First, if [Islamic bank name withheld] does not have sufficient funds available to pay a customer's cheque upon presentation to the bank, will it delay the clearing of that cheque? Do the current account terms make this clear? Second, based upon your legal position, a current account customer of [Islamic bank name withheld] cannot say that he has "£100 of money in his bank account". He can only say that he has "made a loan of £100 to [Islamic bank name withheld]" and that in fact he has "no money" in his bank account. The customer's cheque is therefore an instruction to transfer a debt. The rules of debt transfer should therefore apply when using cheques. If scholars elsewhere have thought otherwise, they should think again.
>> Whether the legal debate in England goes either way, this should not affect our understanding.

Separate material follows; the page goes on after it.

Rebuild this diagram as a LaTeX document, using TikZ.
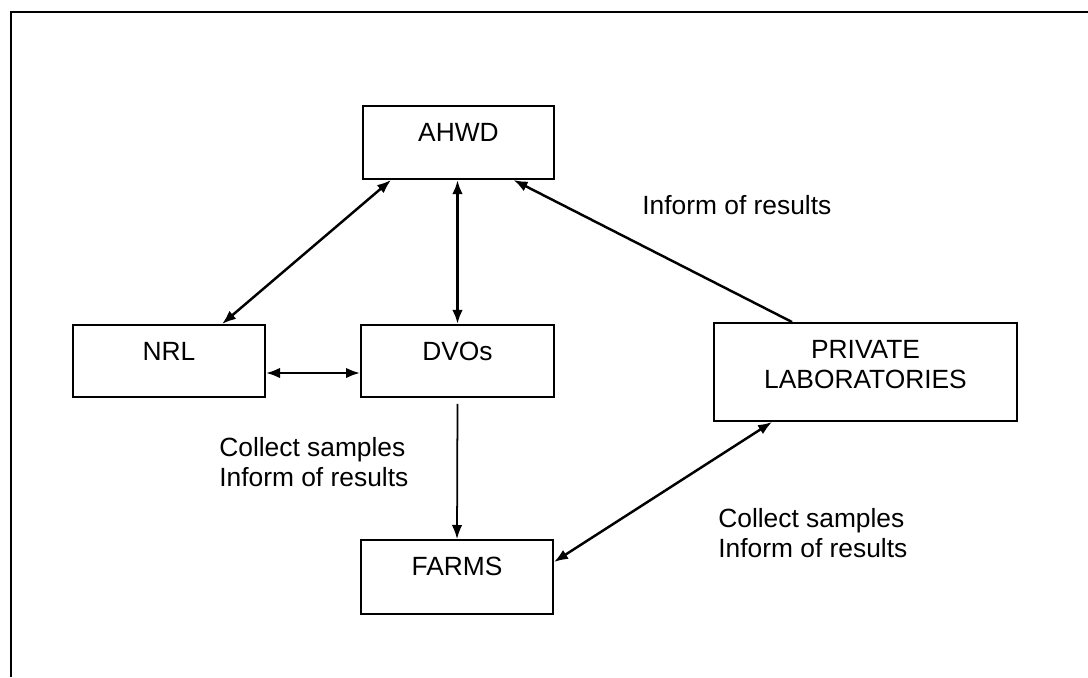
\documentclass[tikz,border=0pt]{standalone}
\usepackage{fontspec}
\setmainfont{Liberation Sans}
\usetikzlibrary{calc, arrows.meta}

\newcommand{\boxlines}[3]{\parbox[c][#2][t]{#1}{\centering\vspace*{9.9pt}#3}}

\begin{document}
\begin{tikzpicture}[> = {Latex[length = 8pt, width = 6pt]}, x = 0.02cm, y = -0.02cm, font = \fontsize{15pt}{17pt}\selectfont]

	% Styles
	
	\tikzset{
		box/.style = {draw, line width = 1.1pt, inner sep = 0pt},
		link/.style = {line width = 1.4pt},
		note/.style = {inner sep = 0pt, anchor = west, align = left}
	}

	% Page and frame
	
	\useasboundingbox (0, 0) rectangle (1088, 677);
	\draw [line width = 1.1pt] (1088, 12) -- (11, 12) -- (11, 677);
	
	% Boxes
	
	\node [box] (ahwd) at (458.5, 142.5) {\boxlines{3.82cm}{1.46cm}{AHWD}};
	\node [box] (nrl) at (169, 361) {\boxlines{3.84cm}{1.44cm}{NRL}};
	\node [box] (dvos) at (457.5, 361) {\boxlines{3.86cm}{1.44cm}{DVOs}};
	\node [box] (labs) at (865.5, 372) {\boxlines{6.06cm}{1.96cm}{PRIVATE\\LABORATORIES}};
	\node [box] (farms) at (457, 577) {\boxlines{3.84cm}{1.48cm}{FARMS}};
	
	% Notes
	
	\node [note] (top note) at (642, 205) {Inform of results};
	\node [note] (dvos note) at (219, 462) {Collect samples\\Inform of results};
	\node [note] (labs note) at (718, 533) {Collect samples\\Inform of results};
	
	% AHWD with NRL, DVOs and private laboratories
	
	\draw [<->, link] ($(ahwd.south west) + (29, 0)$) -- ($(nrl.north) + (53, 0)$);
	\draw [<->, link, line width = 1.6pt] (ahwd.south -| dvos.north) -- (dvos.north);
	\draw [->, link] ($(labs.north west) + (79, 0)$) -- ($(ahwd.south) + (55, 0)$);
	
	% NRL with DVOs
	
	\draw [<->, link] ($(nrl.east) + (0, 12)$) -- ($(dvos.west) + (0, 12)$);
	
	% Farms
	
	\draw [->, line width = 1pt] ($(dvos.south) + (0, 6)$) -- (farms.north);
	\draw [<->, link] ($(labs.south west) + (59, 0)$) -- ($(farms.north east) + (0, 23)$);

\end{tikzpicture}
\end{document}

The long-running legal debate in England is smoke that emanates from a fire. Muslims must learn the history of this debate in order not to fall into the same trap.
I understand that you are busy, but would be happy to receive your final answers in order to draw this discussion to a close. I would then like to publish all of our correspondence with the identity of [Islamic bank name withheld] and yourself hidden. This is a vital subject for the Ummah to understand. Students and professionals alike should have the chance to make up their minds based on discussions that are open and to the point.